As Target’s recent experience reveals, diversity initiatives that may once have seemed a safe bet now make corporations vulnerable not only to boycotts but also to litigation alleging that they destroy shareholder value. While Target’s economic prospects likely have more to do with inflation, fluctuations in consumer spending power, and the scale of their online presence than with their Pride month sales, litigants have successfully created the appearance that diversity initiatives are damaging to value. And the cost of litigation and threat of federal investigations appear to be enough to scare corporations off. In this way, anti-diversity litigation claims to be exposing diversity as an economic risk, while simultaneously working to create and sustain this risk.
Speculations
Defending itself against critics of rainbow capitalism, the HRC has continued to insist that “[w]orkplace fairness is not a short-term PR play. It’s a proven long-term business strategy.” Even if that was true for much of the twenty-first century, the “long-term” may have ended somewhere around the middle half of the Biden presidency when the right figured out how to make corporations pay for their LGBTQ+ advocacy and marketing schemes.
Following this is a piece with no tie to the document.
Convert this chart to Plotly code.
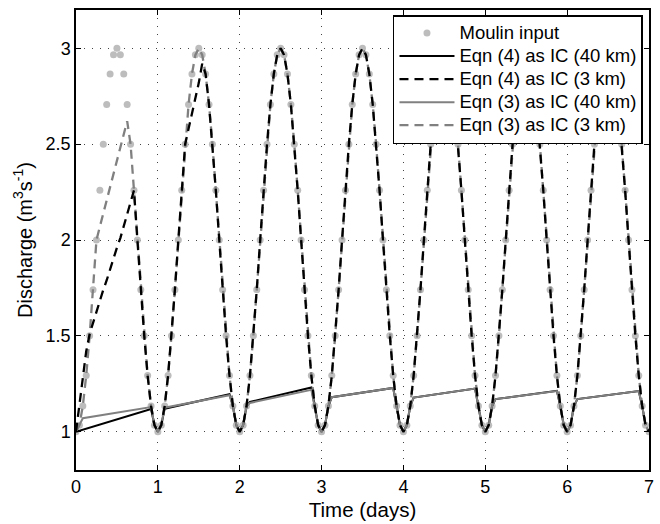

After all, both the Trump administration’s investigations into corporate policies and shareholder lawsuits against companies like Target are still in their early days—the real pain may have yet to come.
The market value of diversity today is unclear also because the terrain upon which DEI and ESG battles have been fought is presently shifting. The Securities and Exchange Commission may soon abdicate its historic role in the shareholder proposal process, which could make it more difficult for activists, both on the left and the right, to intervene in the construction of diversity’s economic value or risk. The Chamber of Commerce has hailed the impending defeat of the “tyranny of the minority” shareholder activist, a celebration in which many corporate managers are likely to partake. The decline of the truly shareholder-owned corporation and the rise of far more insulated patrimonial firms are also likely to blunt the usual strategies for affecting business change in one ideological direction or the other. In that respect, today’s vibrant debates over diversity’s place in stakeholder or shareholder capitalism may actually be the last utterances in a dying language.